One of only a handful of electronic musicians in West Africa, Hama a.k.a. Hama Techno follows in the footsteps of avant-garde electronic pioneers like Mamman Sani Abdoulaye, Francis Bebey, and Luka Productions. His debut release was a huge success on the underground mp3 networks of West Africa and was featured in The Wire, Pitchfork, and Rolling Stone. Hama continues with his signature digital folk with an expansion into computer-based compositions. Painstaking crafted on the spotty electric grid in Niamey with earbuds and a hacked copy of FruityLoops, Houmeissa is the result of remarkable passion. Inspired by diverse sounds spanning Tuareg guitar to second-wave Detroit Techno, Saharan folk songs are transformed into atemporal works that defy categorization.

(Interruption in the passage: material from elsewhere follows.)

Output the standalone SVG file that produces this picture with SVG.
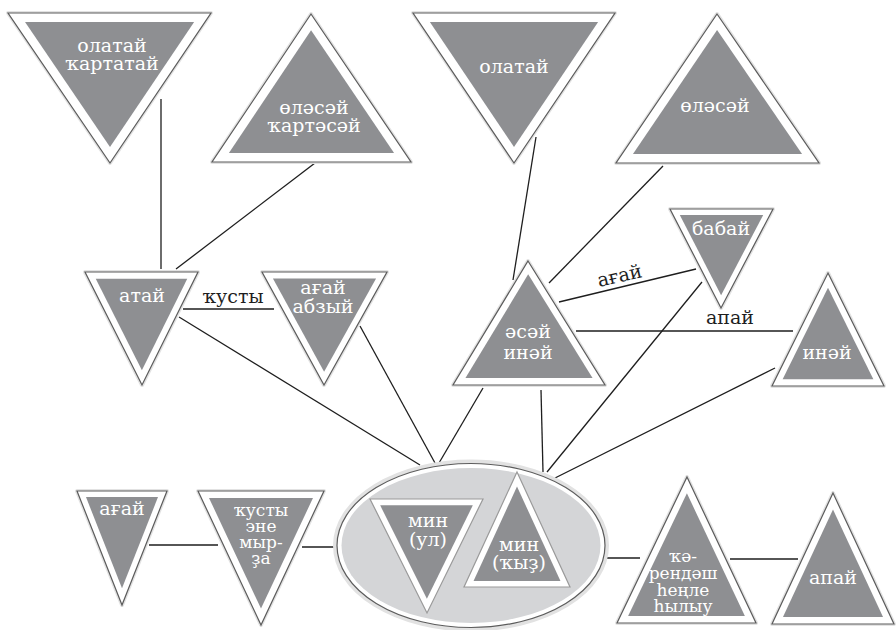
<svg xmlns="http://www.w3.org/2000/svg" width="896" height="630" viewBox="0 0 896 630">
<style>
.h{fill:none;stroke:#e2e2e2;stroke-width:4;stroke-linejoin:round}
.o{fill:#fff;stroke:#5c5c5c;stroke-width:1.2;stroke-linejoin:miter}
.i{fill:#8e8f92}
.t{font-family:"DejaVu Serif","Liberation Serif",serif;font-size:19px;fill:#fff;text-anchor:middle}
.s{font-size:17px}
.l{font-family:"DejaVu Serif","Liberation Serif",serif;font-size:19px;fill:#1e1e1e;text-anchor:middle}
.c line{stroke:#1e1e1e;stroke-width:1.3}
</style>
<rect width="896" height="630" fill="#fff"/>
<g class="c" id="connectors">
<line x1="161" y1="99" x2="161" y2="269"/>
<line x1="315" y1="163" x2="176" y2="269"/>
<line x1="183" y1="309" x2="274" y2="309"/>
<line x1="179" y1="317" x2="420" y2="465"/>
<line x1="360" y1="326" x2="435" y2="463"/>
<line x1="536" y1="137" x2="513" y2="280"/>
<line x1="663" y1="166" x2="549" y2="283"/>
<line x1="559" y1="302" x2="696" y2="269"/>
<line x1="576" y1="331" x2="793" y2="331"/>
<line x1="483" y1="388" x2="439" y2="463"/>
<line x1="541" y1="390" x2="543" y2="472"/>
<line x1="702" y1="282" x2="547" y2="472"/>
<line x1="775" y1="368" x2="555" y2="478"/>
<line x1="149" y1="545" x2="218" y2="545"/>
<line x1="302" y1="547" x2="337" y2="547"/>
<line x1="605" y1="558" x2="640" y2="558"/>
<line x1="730" y1="559" x2="798" y2="559"/>
<text class="l" x="233" y="303">ҡусты</text>
<text class="l" x="621" y="282" transform="rotate(-13 621 282)">ағай</text>
<text class="l" x="730" y="324">апай</text>
</g>
<g id="n-olatay-kartatay">
<polygon class="h" points="8,13 211,13 110,163"/>
<polygon class="o" points="8,13 211,13 110,163"/>
<polygon class="i" points="8,13 211,13 110,163" transform="translate(110 66.9) scale(0.833) translate(-110 -66.9)"/>
<text class="t" x="112" y="52">олатай</text>
<text class="t" x="112" y="70">ҡартатай</text>
</g>
<g id="n-olesey-kartesey">
<polygon class="h" points="311,14 411,162 212,162"/>
<polygon class="o" points="311,14 411,162 212,162"/>
<polygon class="i" points="311,14 411,162 212,162" transform="translate(311.5 109) scale(0.83) translate(-311.5 -109)"/>
<text class="t" x="314" y="114">өләсәй</text>
<text class="t" x="314" y="132">ҡартәсәй</text>
</g>
<g id="n-olatay">
<polygon class="h" points="413,13 615,13 514,163"/>
<polygon class="o" points="413,13 615,13 514,163"/>
<polygon class="i" points="413,13 615,13 514,163" transform="translate(514 66.8) scale(0.833) translate(-514 -66.8)"/>
<text class="t" x="514" y="73">олатай</text>
</g>
<g id="n-olesey">
<polygon class="h" points="717,14 819,163 616,163"/>
<polygon class="o" points="717,14 819,163 616,163"/>
<polygon class="i" points="717,14 819,163 616,163" transform="translate(717.5 109.3) scale(0.833) translate(-717.5 -109.3)"/>
<text class="t" x="715" y="112">өләсәй</text>
</g>
<g id="n-atay">
<polygon class="h" points="85,272 198,272 142,385"/>
<polygon class="o" points="85,272 198,272 142,385"/>
<polygon class="i" points="85,272 198,272 142,385" transform="translate(141.5 306.9) scale(0.81) translate(-141.5 -306.9)"/>
<text class="t" x="142" y="302">атай</text>
</g>
<g id="n-agay-abzyy">
<polygon class="h" points="262,272 387,272 324,385"/>
<polygon class="o" points="262,272 387,272 324,385"/>
<polygon class="i" points="262,272 387,272 324,385" transform="translate(324.5 308.9) scale(0.825) translate(-324.5 -308.9)"/>
<text class="t" x="323" y="294">ағай</text>
<text class="t" x="323" y="313">абзый</text>
</g>
<g id="n-esey-iney">
<polygon class="h" points="528,261 605,385 453,385"/>
<polygon class="o" points="528,261 605,385 453,385"/>
<polygon class="i" points="528,261 605,385 453,385" transform="translate(529 342.4) scale(0.836) translate(-529 -342.4)"/>
<text class="t" x="528" y="338">әсәй</text>
<text class="t" x="528" y="359">инәй</text>
</g>
<g id="n-babay">
<polygon class="h" points="670,209 773,209 721,308"/>
<polygon class="o" points="670,209 773,209 721,308"/>
<polygon class="i" points="670,209 773,209 721,308" transform="translate(721.5 240.3) scale(0.81) translate(-721.5 -240.3)"/>
<text class="t" x="721" y="235">бабай</text>
</g>
<g id="n-iney">
<polygon class="h" points="828,273 884,386 772,386"/>
<polygon class="o" points="828,273 884,386 772,386"/>
<polygon class="i" points="828,273 884,386 772,386" transform="translate(828 351.1) scale(0.81) translate(-828 -351.1)"/>
<text class="t" x="827" y="359">инәй</text>
</g>
<g id="n-agay-bottom">
<polygon class="h" points="77,491 167,491 122,605"/>
<polygon class="o" points="77,491 167,491 122,605"/>
<polygon class="i" points="77,491 167,491 122,605" transform="translate(122 521.6) scale(0.80) translate(-122 -521.6)"/>
<text class="t" x="122" y="515">ағай</text>
</g>
<g id="n-kusty-ene-myrza">
<polygon class="h" points="198,491 324,491 261,625"/>
<polygon class="o" points="198,491 324,491 261,625"/>
<polygon class="i" points="198,491 324,491 261,625" transform="translate(261 531) scale(0.825) translate(-261 -531)"/>
<text class="t s" x="261" y="516">ҡусты</text>
<text class="t s" x="261" y="532">эне</text>
<text class="t s" x="261" y="548">мыр-</text>
<text class="t s" x="261" y="564">ҙа</text>
</g>
<g id="n-min">
<ellipse cx="471" cy="545.5" rx="136" ry="84" fill="none" stroke="#e2e2e2" stroke-width="4"/>
<ellipse cx="471" cy="545.5" rx="134" ry="82" fill="#fff" stroke="#5c5c5c" stroke-width="1.2"/>
<ellipse cx="471" cy="545.5" rx="129.5" ry="77.5" fill="#d4d5d7"/>
<g id="n-min-ul">
<polygon class="o" points="370,499 483,499 427,613" style="stroke:#9a9a9a"/>
<polygon class="i" points="370,499 483,499 427,613" transform="translate(426.5 534) scale(0.82) translate(-426.5 -534)"/>
<text class="t" x="428" y="527">мин</text>
<text class="t" x="428" y="546">(ул)</text>
</g>
<g id="n-min-kyz">
<polygon class="o" points="517,472 570,587 464,587" style="stroke:#9a9a9a"/>
<polygon class="i" points="517,472 570,587 464,587" transform="translate(517 553.1) scale(0.82) translate(-517 -553.1)"/>
<text class="t" x="519" y="551">мин</text>
<text class="t" x="519" y="569">(ҡыҙ)</text>
</g>
</g>
<g id="n-kerendesh">
<polygon class="h" points="687,477 756,623 617,623"/>
<polygon class="o" points="687,477 756,623 617,623"/>
<polygon class="i" points="687,477 756,623 617,623" transform="translate(686.5 579.1) scale(0.84) translate(-686.5 -579.1)"/>
<text class="t s" x="683" y="562">ҡә-</text>
<text class="t s" x="683" y="579">рендәш</text>
<text class="t s" x="683" y="596">һеңле</text>
<text class="t s" x="683" y="612">һылыу</text>
</g>
<g id="n-apay">
<polygon class="h" points="833,493 894,624 772,624"/>
<polygon class="o" points="833,493 894,624 772,624"/>
<polygon class="i" points="833,493 894,624 772,624" transform="translate(833 585.1) scale(0.82) translate(-833 -585.1)"/>
<text class="t" x="833" y="584">апай</text>
</g>
</svg>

Hama builds patterns of varied time signatures and distinct polyrhythms, deconstructing and rebuilding ancient traditions on drag and drop virtual keyboards. Airy sweeping pads evoke the open desert while rumbling dark undertones warn of a coming dust storm. Instrumentals layer looping pentatonic melodies into a blissed-out trance, while soft synths and fake electric guitars cry out a call and response. The effect is charmingly unexpected, as the plastic sounds of early PC music are imbued with a new life. A singularly unique production, Hama's Houmeissa stands to be a future classic and an embodiment of the digital Sahara to come.